Montgomery Burns' Jazz (Tarfumes The Escape Goat), Friday, 19 July 2019 19:01 (six years ago)

sounded like the worst job in the world

Blues Guitar Solo Heatmap (Free Download) (upper mississippi sh@kedown), Friday, 19 July 2019 19:07 (six years ago)

also Tape Op is one of the best reads, so much cool details and history in those interviews

Blues Guitar Solo Heatmap (Free Download) (upper mississippi sh@kedown), Friday, 19 July 2019 19:08 (six years ago)

There was always something very Richie Aprile-like about Slim Dunlap. Maybe because he came in kinda late in the game...

henry s, Friday, 19 July 2019 19:10 (six years ago)

also just started reading Trouble Boys, I didn't think I ever wanted to read another word about the Replacements but this is a masterpiece, my god the feral boys of South Minneapolis were left for dead in the teenage wasteland, their families are so fucked up, Bob's childhood is tragic, Dickensian

Yup, stunning book. I read it less as the story of a band as the story of a group of people who happened to end up in a band.

Ned Raggett, Friday, 19 July 2019 19:56 (six years ago)

Did anyone read Lemon Jail?

I wish there was going to be a version of this set without the book and the LP, neither of which I care about. Would have happily paid $50 for a simple CD box set of all the this material.

Paul Ponzi, Friday, 19 July 2019 20:01 (six years ago)

If you don’t think there is anything more to learn about dysfunctional behavior and its connection to the unglamorous side of being in a rock band, then this is the book for you.

Ask Heavy Manners (James Redd and the Blecchs), Friday, 19 July 2019 20:01 (six years ago)

Trouble Boys is one of the best recent rock bios -- a model of reporting, and, wow, he can write.

TikTok to the (Alfred, Lord Sotosyn), Friday, 19 July 2019 20:03 (six years ago)

I defend plenty of muddled '80s would-be mainstream sellouts, but DTAS depresses me.

TikTok to the (Alfred, Lord Sotosyn), Friday, 19 July 2019 20:04 (six years ago)

honestly I don't even know if you need to like the Replacements to like Trouble Boys

I kind of want to read Lemon Jail but the Sullivans were such gigantic assholes to local bands for years

Blues Guitar Solo Heatmap (Free Download) (upper mississippi sh@kedown), Friday, 19 July 2019 20:56 (six years ago)

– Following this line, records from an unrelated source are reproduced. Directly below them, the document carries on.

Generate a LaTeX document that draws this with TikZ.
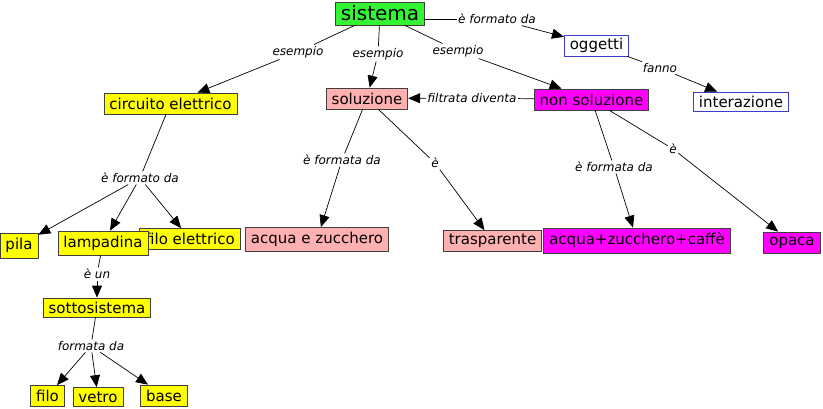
\documentclass[tikz,border=0pt]{standalone}
\usepackage{fontspec}
\setmainfont{DejaVu Sans}
\usetikzlibrary{arrows.meta}
\definecolor{verde}{RGB}{51,245,51}
\definecolor{giallo}{RGB}{255,255,0}
\definecolor{rosa}{RGB}{255,176,176}
\definecolor{viola}{RGB}{255,0,255}
\definecolor{blub}{RGB}{60,60,200}

\begin{document}
\begin{tikzpicture}[x=1pt,y=-1pt,
  concetto/.style={draw=black!75,line width=0.7pt,inner xsep=5.5pt,inner ysep=0pt,minimum height=21pt,font=\fontsize{15}{15}\selectfont},
  legame/.style={fill=white,inner sep=1.5pt,font=\fontsize{12}{12}\selectfont\itshape},
  linea/.style={line width=0.7pt},
  freccia/.style={line width=0.7pt,-{Triangle[length=12pt,width=10pt]}}]
\useasboundingbox (0,0) rectangle (823,409);
% concetti
\node[concetto,fill=verde,minimum height=23pt,font=\fontsize{20}{20}\selectfont] (sis) at (380,13.5){sistema};
\node[concetto,draw=blub,fill=white] (ogg) at (596.5,45.5){oggetti};
\node[concetto,draw=blub,fill=white,minimum height=19pt] (int) at (741,101.5){interazione};
\node[concetto,fill=giallo] (circ) at (170.5,103.5){circuito elettrico};
\node[concetto,fill=rosa] (sol) at (367,98.5){soluzione};
\node[concetto,fill=viola] (nsol) at (591.5,99.5){non soluzione};
\node[concetto,fill=giallo,minimum height=25pt] (pila) at (19,245.5){pila};
\node[concetto,fill=giallo] (filoel) at (190,239){filo elettrico};
\node[concetto,fill=giallo,minimum height=24pt] (lamp) at (103,243){lampadina};
\node[concetto,fill=rosa,minimum height=24pt] (acz) at (317,239.5){acqua e zucchero};
\node[concetto,fill=rosa] (trasp) at (492.5,241){trasparente};
\node[concetto,fill=viola,minimum height=25pt] (azc) at (637,240.5){acqua+zucchero+caffè};
\node[concetto,fill=viola] (opaca) at (792,242.5){opaca};
\node[concetto,fill=giallo,minimum height=19pt] (sotto) at (97,307.5){sottosistema};
\node[concetto,fill=giallo] (filo) at (47.5,396){filo};
\node[concetto,fill=giallo,minimum height=19pt] (vetro) at (98,397){vetro};
\node[concetto,fill=giallo] (base) at (164,395.5){base};
% frasi legame
\node[legame] (lsis1) at (298,52){esempio};
\node[legame] (lsis2) at (378,54){esempio};
\node[legame] (lsis3) at (458,51){esempio};
\node[legame] (lsis4) at (497,19){è formato da};
\node[legame] (logg) at (660,68){fanno};
\node[legame] (lnsol) at (472,98){filtrata diventa};
\node[legame] (lcirc) at (140,178){è formato da};
\node[legame] (lsol1) at (342,160){è formata da};
\node[legame] (lsol2) at (435,163){è};
\node[legame] (lnsol1) at (614,167){è formata da};
\node[legame] (lnsol2) at (673,149){è};
\node[legame] (llamp) at (97,274){è un};
\node[legame] (lsotto) at (91,346){formata da};
% collegamenti
\draw[linea] (sis) -- (lsis1); \draw[freccia] (lsis1) -- (circ);
\draw[linea] (sis) -- (lsis2); \draw[freccia] (lsis2) -- (sol);
\draw[linea] (sis) -- (lsis3); \draw[freccia] (lsis3) -- (nsol);
\draw[linea] (sis.east |- lsis4) -- (lsis4); \draw[freccia] (lsis4) -- (ogg);
\draw[linea] (ogg) -- (logg); \draw[freccia] (logg) -- (int);
\draw[linea] (nsol) -- (lnsol); \draw[freccia] (lnsol) -- (sol);
\draw[linea] (circ) -- (lcirc);
\foreach \t in {pila,lamp,filoel} {\draw[freccia] (lcirc) -- (\t);}
\draw[linea] (sol) -- (lsol1); \draw[freccia] (lsol1) -- (acz);
\draw[linea] (sol) -- (lsol2); \draw[freccia] (lsol2) -- (trasp);
\draw[linea] (nsol) -- (lnsol1); \draw[freccia] (lnsol1) -- (azc);
\draw[linea] (nsol) -- (lnsol2); \draw[freccia] (lnsol2) -- (opaca);
\draw[linea] (lamp) -- (llamp); \draw[freccia] (llamp) -- (sotto);
\draw[linea] (sotto) -- (lsotto);
\foreach \t in {filo,vetro,base} {\draw[freccia] (lsotto) -- (\t);}
\end{tikzpicture}
\end{document}
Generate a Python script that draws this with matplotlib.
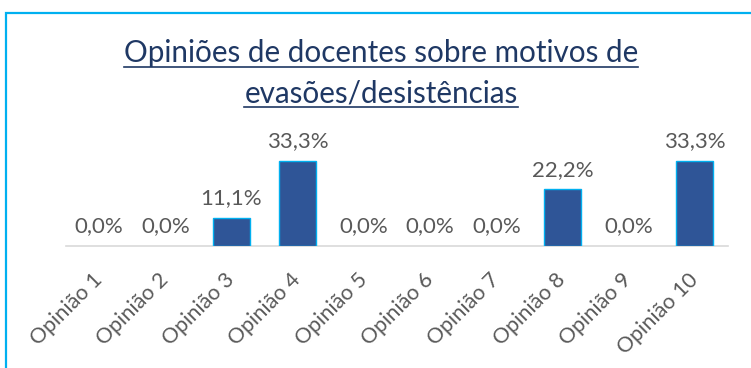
import matplotlib.pyplot as plt
from matplotlib.patches import Rectangle
from matplotlib.lines import Line2D

categorias = ['Opinião 1', 'Opinião 2', 'Opinião 3', 'Opinião 4', 'Opinião 5',
              'Opinião 6', 'Opinião 7', 'Opinião 8', 'Opinião 9', 'Opinião 10']
percentuais = [0.0, 0.0, 11.1, 33.3, 0.0, 0.0, 0.0, 22.2, 0.0, 33.3]
titulo = ['Opiniões de docentes sobre motivos de', 'evasões/desistências']

plt.rcParams['font.family'] = ['Lato', 'DejaVu Sans']

W, H = 751, 368
fig = plt.figure(figsize=(W / 100, H / 100), dpi=100)

# moldura azul do grafico
fig.patches.append(Rectangle((6 / W, -0.1), 1.2, (H - 12.5) / H + 0.1,
                             transform=fig.transFigure, fill=False,
                             edgecolor='#00B0F0', linewidth=1.6))

ax = fig.add_axes([66 / W, (H - 246) / H, (728 - 66) / W, 116 / H])
x = range(len(categorias))
bordas = ['#00B0F0' if v > 0 else 'none' for v in percentuais]
ax.bar(x, percentuais, width=0.56, color='#2F5597', edgecolor=bordas,
       linewidth=1.0, zorder=3)
ax.set_xlim(-0.5, len(categorias) - 0.5)
ax.set_ylim(0, 33.3 * 116 / 85)

for i, v in enumerate(percentuais):
    ax.annotate(f'{v:.1f}%'.replace('.', ','), (i, v), xytext=(0, 7),
                textcoords='offset points', ha='center', va='bottom',
                fontsize=16, color='#595959')

for s in ['top', 'right', 'left']:
    ax.spines[s].set_visible(False)
ax.spines['bottom'].set_color('#D9D9D9')
ax.spines['bottom'].set_linewidth(1.2)
ax.set_yticks([])
ax.set_xticks(list(x))
ax.set_xticklabels(categorias, rotation=45, ha='right', va='center',
                   rotation_mode='anchor', fontsize=15.5, color='#595959')
ax.tick_params(axis='x', length=0, pad=22)

# titulo em duas linhas, sublinhado
cor_titulo = '#1F3864'
textos = []
for linha, base in zip(titulo, [62, 102]):
    t = fig.text(381 / W, (H - base) / H, linha, ha='center', va='baseline',
                 fontsize=21.3, color=cor_titulo)
    textos.append((t, base))

fig.canvas.draw()
r = fig.canvas.get_renderer()
for t, base in textos:
    bb = t.get_window_extent(r)
    y = (H - base - 5) / H
    fig.lines.append(Line2D([bb.x0 / W, bb.x1 / W], [y, y],
                            transform=fig.transFigure, color=cor_titulo,
                            linewidth=1.2))

fig.savefig('out.png', dpi=100)
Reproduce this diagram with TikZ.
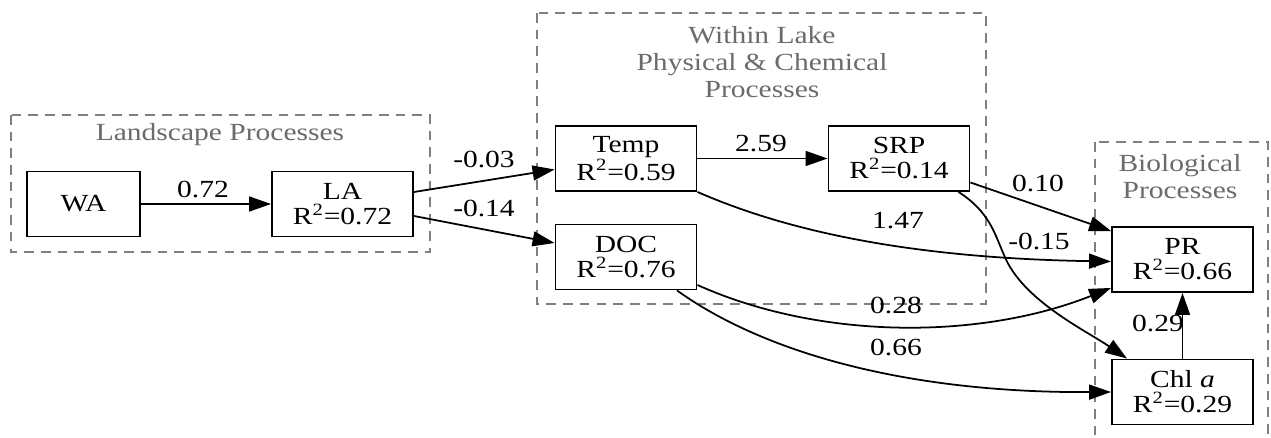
\documentclass[tikz,border=0pt]{standalone}
\usepackage{fontspec}
\setmainfont{Liberation Serif}[FakeStretch=1.2]
\usetikzlibrary{arrows.meta,calc}
\begin{document}
\begin{tikzpicture}[x=0.02cm,y=-0.02cm,
 every node/.style={font=\fontsize{14}{14.2}\selectfont},
 box/.style={draw, line width=1.1pt, minimum width=2.82cm, minimum height=1.3cm, align=center, inner sep=0pt},
 cluster/.style={draw=gray, dash pattern=on 5.5pt off 4pt, line width=0.9pt},
 ctitle/.style={text=black!58, align=center, font=\fontsize{14}{15.3}\selectfont},
 edge/.style={line width=1pt, -{Triangle[length=12.5pt,width=8.5pt]}},
 elab/.style={inner sep=0pt}]
\useasboundingbox (0,0) rectangle (1271,438);
% clusters
\draw[cluster] (11,115) rectangle (430,252);
\draw[cluster] (537,13) rectangle (986,304);
\draw[cluster] (1095,142) rectangle (1268,460);
\node[ctitle] (tland) at (220,135) {Landscape Processes};
\node[ctitle] (tlake) at (762,62) {Within Lake\\Physical \& Chemical\\Processes};
\node[ctitle] (tbio) at (1180,177) {Biological\\Processes};
% nodes
\node[box, minimum width=2.26cm] (wa) at (83.5,204) {WA};
\node[box] (la) at (342.5,204) {LA\\R\textsuperscript{2}=0.72};
\node[box] (temp) at (626,158.5) {Temp\\R\textsuperscript{2}=0.59};
\node[box] (srp) at (899,158.5) {SRP\\R\textsuperscript{2}=0.14};
\node[box] (doc) at (626,257) {DOC\\R\textsuperscript{2}=0.76};
\node[box] (pr) at (1182.5,259.5) {PR\\R\textsuperscript{2}=0.66};
\node[box] (chl) at (1182.5,392) {Chl \textit{a}\\R\textsuperscript{2}=0.29};
% edges
\draw[edge] (wa.east) -- (la.west);
\draw[edge] ($(la.east)+(0,-12)$) -- ($(temp.west)+(0,11)$);
\draw[edge] ($(la.east)+(0,12)$) -- ($(doc.west)+(0,-14)$);
\draw[edge] (temp.east) -- (srp.west);
\draw[edge] (temp.south east) .. controls (780,228) and (900,258) .. ($(pr.west)+(0,2)$);
\draw[edge] ($(srp.east)+(0,24)$) -- ($(pr.north west)+(0,5)$);
\draw[edge] ($(srp.south east)+(-12,0)$) .. controls (990,212) and (995,235) .. (1004,255)
   .. controls (1022,300) and (1085,330) .. ($(chl.north west)+(16,0)$);
\draw[edge] ($(doc.east)+(0,28)$) .. controls (820,340) and (980,340) .. ($(pr.south west)+(0,-5)$);
\draw[edge] ($(doc.south)+(51,0)$) .. controls (760,350) and (900,393) .. (chl.west);
\draw[edge] (chl.north) -- (pr.south);
% edge labels
\node[elab] (l1) at (203,190) {0.72};
\node[elab] (l2) at (484,160) {-0.03};
\node[elab] (l3) at (484,209) {-0.14};
\node[elab] (l4) at (761,144) {2.59};
\node[elab] (l5) at (898,221) {1.47};
\node[elab] (l6) at (1038,183) {0.10};
\node[elab] (l7) at (1039,241) {-0.15};
\node[elab] (l8) at (896,305) {0.28};
\node[elab] (l9) at (896,347) {0.66};
\node[elab] (l10) at (1158,323) {0.29};
\end{tikzpicture}
\end{document}
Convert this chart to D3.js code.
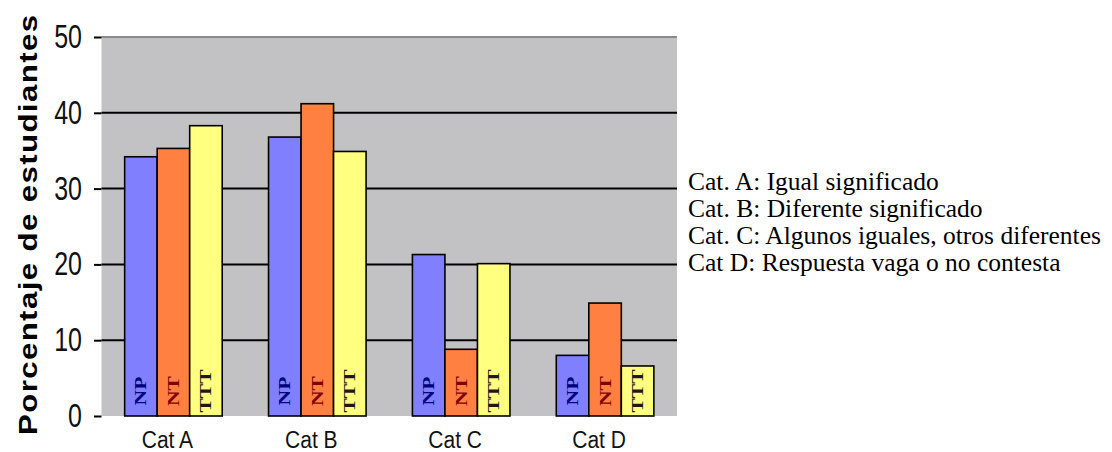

I read Lemon Jail. Not incredibly revealing, but entertaining as another Rashomon perspective of the time. Pictured the guy as Flounder being lured by Bluto and D-Day into a long road trip.

the body of a spider... (scampering alpaca), Friday, 19 July 2019 21:06 (six years ago)

i'm not even a replacements superfan, but trouble boys is one of the best rock bios ever i think.

tylerw, Friday, 19 July 2019 21:36 (six years ago)

sheesh, fine I will read it

Οὖτις, Friday, 19 July 2019 21:51 (six years ago)

it's a good book -- my main problem is that i really loved their music as a young person (14-18 for the most part) and it kept me company during hard times. i guess young me learned way way way way way more than she wanted to know and today me found bob's story to be very sad beginning to end, and everyone else's behavior made me dislike them/lose respect.

it's a good book maybe because they come off as so insufferable

weird woman in a bar (La Lechera), Friday, 19 July 2019 22:07 (six years ago)

Yeah, it’s one of the few cases where the endless catalogue of self-destructive behavior seems to actually serve a purpose rather than just being overkill

Ask Heavy Manners (James Redd and the Blecchs), Friday, 19 July 2019 22:23 (six years ago)

I can remember the exact location in the restaurant I was at when I started reading that because I was crying after the opening. All-timer.

Western® with Bacon Flavor, Saturday, 20 July 2019 05:08 (six years ago)

From an interview with Sonny Vincent, who Bob played with after the Replacements, poor Bobby....

I knew he loved music and he always expressed that. He once asked me "Sonny, would you die for music?" I didn't know exactly what he meant but from my point of view I said "No." Bob then looked at me with a very deep, soulful, yet sarcastic look and said "Yeah, well I would". And in some universe where that would be required, I knew that Bobby would have died for music. Bob was really unique and special. I hate it that he is gone. I'll always miss him.

Blues Guitar Solo Heatmap (Free Download) (upper mississippi sh@kedown), Sunday, 21 July 2019 03:02 (six years ago)

There was always something very Richie Aprile-like about Slim Dunlap.

Ha. OTM, I guess.

Yeah, I always had the impression he was a bit more happy-go-lucky than he might've been. It's like they went out and found someone more pie-eyed than Bob.

Google also OTM:

https://i.imgur.com/wjdZpVb.png

pplains, Sunday, 21 July 2019 03:20 (six years ago)

There are more than a few bands/musicians that once you know the history, their music resonates in a different way. John French's gigantic Beefheart book and any book on the Ramones also have a similar sadness to them.